Author Edwards logically and factually proves his thesis as to why the electoral college ought to be drummed out of existence. Interestingly, instead of beginning with the historical context of its origins, he begins with how the electoral college works, how it among other things, cheats the voters in a particular state who vote for the “losing” candidate who may actually have more popular votes. Most important in his discussions may be the idea of political equality or more important the political inequity that the electoral college tends to foster. The biggest takeaway from Edwards’s chapter on history is the recorded fact that the electoral college was not a well-thought-out concept that received rigorous attention from its founders. No, Philadelphia was hot that summer, and men [and I mean only men] formed the electoral college in a hurry, so that they could find cooler places in which to spend the rest of their summer vacations.
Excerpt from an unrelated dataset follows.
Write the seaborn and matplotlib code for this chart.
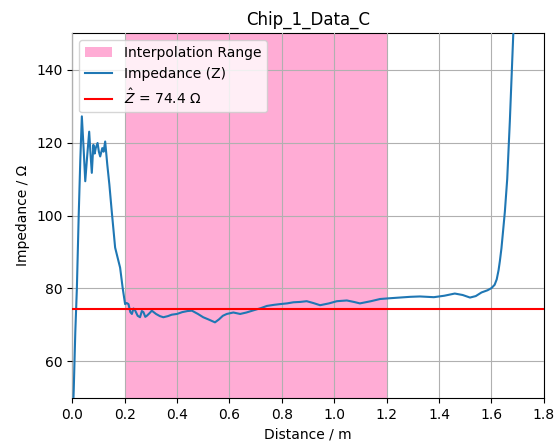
import matplotlib
matplotlib.use("Agg")
import matplotlib.pyplot as plt
import seaborn as sns
import pandas as pd

distance = [0.000, 0.006, 0.012, 0.018, 0.025, 0.031, 0.037, 0.044, 0.050, 0.057, 0.065, 0.070, 0.075,
            0.081, 0.086, 0.090, 0.097, 0.102, 0.107, 0.115, 0.120, 0.126, 0.134, 0.142, 0.151,
            0.164, 0.175, 0.183, 0.193, 0.202, 0.208, 0.215, 0.222, 0.228, 0.234, 0.240, 0.250,
            0.259, 0.266, 0.272, 0.279, 0.285, 0.295, 0.304, 0.320, 0.335, 0.348, 0.365, 0.380,
            0.400, 0.420, 0.440, 0.457, 0.480, 0.500, 0.520, 0.545, 0.560, 0.575, 0.590, 0.615,
            0.641, 0.665, 0.692, 0.720, 0.743, 0.770, 0.793, 0.820, 0.844, 0.870, 0.895, 0.920,
            0.946, 0.980, 1.010, 1.048, 1.075, 1.098, 1.140, 1.175, 1.210, 1.250, 1.290, 1.327,
            1.380, 1.420, 1.460, 1.490, 1.518, 1.540, 1.562, 1.585, 1.600, 1.612, 1.620, 1.627,
            1.632, 1.638, 1.643, 1.651, 1.660, 1.670, 1.683, 1.700]
impedance = [40.0, 52.0, 68.0, 80.0, 100.0, 115.0, 127.2, 118.0, 109.4, 116.0, 123.0, 117.0, 111.7,
             119.4, 117.0, 118.5, 119.9, 117.5, 116.2, 118.5, 117.5, 120.3, 114.0, 108.5, 101.2,
             91.2, 88.0, 85.7, 80.0, 75.7, 76.0, 75.7, 73.5, 73.0, 74.5, 74.0, 72.5,
             72.1, 73.8, 73.5, 72.2, 72.5, 73.2, 73.9, 73.0, 72.4, 72.1, 72.4, 72.8,
             73.0, 73.5, 73.8, 73.9, 73.0, 72.1, 71.5, 70.7, 71.5, 72.5, 73.0, 73.4,
             73.0, 73.4, 74.0, 74.6, 75.2, 75.5, 75.7, 75.9, 76.2, 76.3, 76.5, 76.0,
             75.4, 75.9, 76.5, 76.7, 76.3, 75.9, 76.5, 77.1, 77.3, 77.5, 77.7, 77.8,
             77.6, 78.0, 78.6, 78.2, 77.5, 77.9, 78.9, 79.5, 80.1, 81.0, 82.5, 85.0,
             87.5, 91.0, 94.8, 101.0, 110.0, 125.8, 149.5, 165.0]

mean_z = 74.4
interp_start, interp_end = 0.2, 1.2

df = pd.DataFrame({"Distance": distance, "Impedance": impedance})

fig, ax = plt.subplots(figsize=(5.55, 4.43), dpi=100)
fig.subplots_adjust(left=0.13, right=0.98, top=0.925, bottom=0.102)

ax.axvspan(interp_start, interp_end, color="hotpink", alpha=0.55, lw=0,
           label="Interpolation Range", zorder=1)
sns.lineplot(data=df, x="Distance", y="Impedance", ax=ax, color="#1f77b4",
             lw=1.5, label="Impedance (Z)", zorder=3, sort=False)
ax.axhline(mean_z, color="red", lw=1.5, label=r"$\hat{Z}$ = 74.4 Ω", zorder=4)

ax.set_xlim(0, 1.8)
ax.set_ylim(50, 150)
ax.set_xticks([0.0, 0.2, 0.4, 0.6, 0.8, 1.0, 1.2, 1.4, 1.6, 1.8])
ax.set_yticks([60, 80, 100, 120, 140])
ax.grid(True, color="#b0b0b0", lw=0.8, zorder=2)
ax.set_axisbelow(False)
ax.set_xlabel("Distance / m")
ax.set_ylabel("Impedance / Ω")
ax.set_title("Chip_1_Data_C")
ax.legend(loc="upper left")

fig.savefig("out.png", dpi=100)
At every turn, Edwards has an answer for those who would retain the electoral college, especially by noting when the proponents begin with false premises. The e.c. does not protect the smaller states, as some claim. It does not maintain cohesion and harmony among citizens. Candidates are not more attentive to small states with a low number of electors nor to large states that are entrenched in one party or another.
In the book’s foreword, scholar Neal R. Peirce sums up what is most flawed about the electoral college: “The electoral college process, Edwards reminds us, doesn’t simply aggregate or reflect popular votes; it consistently distorts and often directly misrepresents the votes citizens have cast. Indeed, the unit vote actually takes votes of the minority in individual states and awards those votes, in the national count, to the candidate they opposed” (x).
Don’t worry that Edwards’s tome was published in 2004; nothing much has changed concerning the institution. Author Edwards’s study is prescient in that he states emphatically that what happened in 2000 with Bush v. Gore will happen again. Voilà, 2016! The United States must abolish the electoral college when it comes to voting for the office of the president. The time to do so has past.
[This book published by Yale University Press has, by my count, five typographical errors derived mainly from a lack of close reading by copy editors—rather egregious for an Ivy League press, eh?]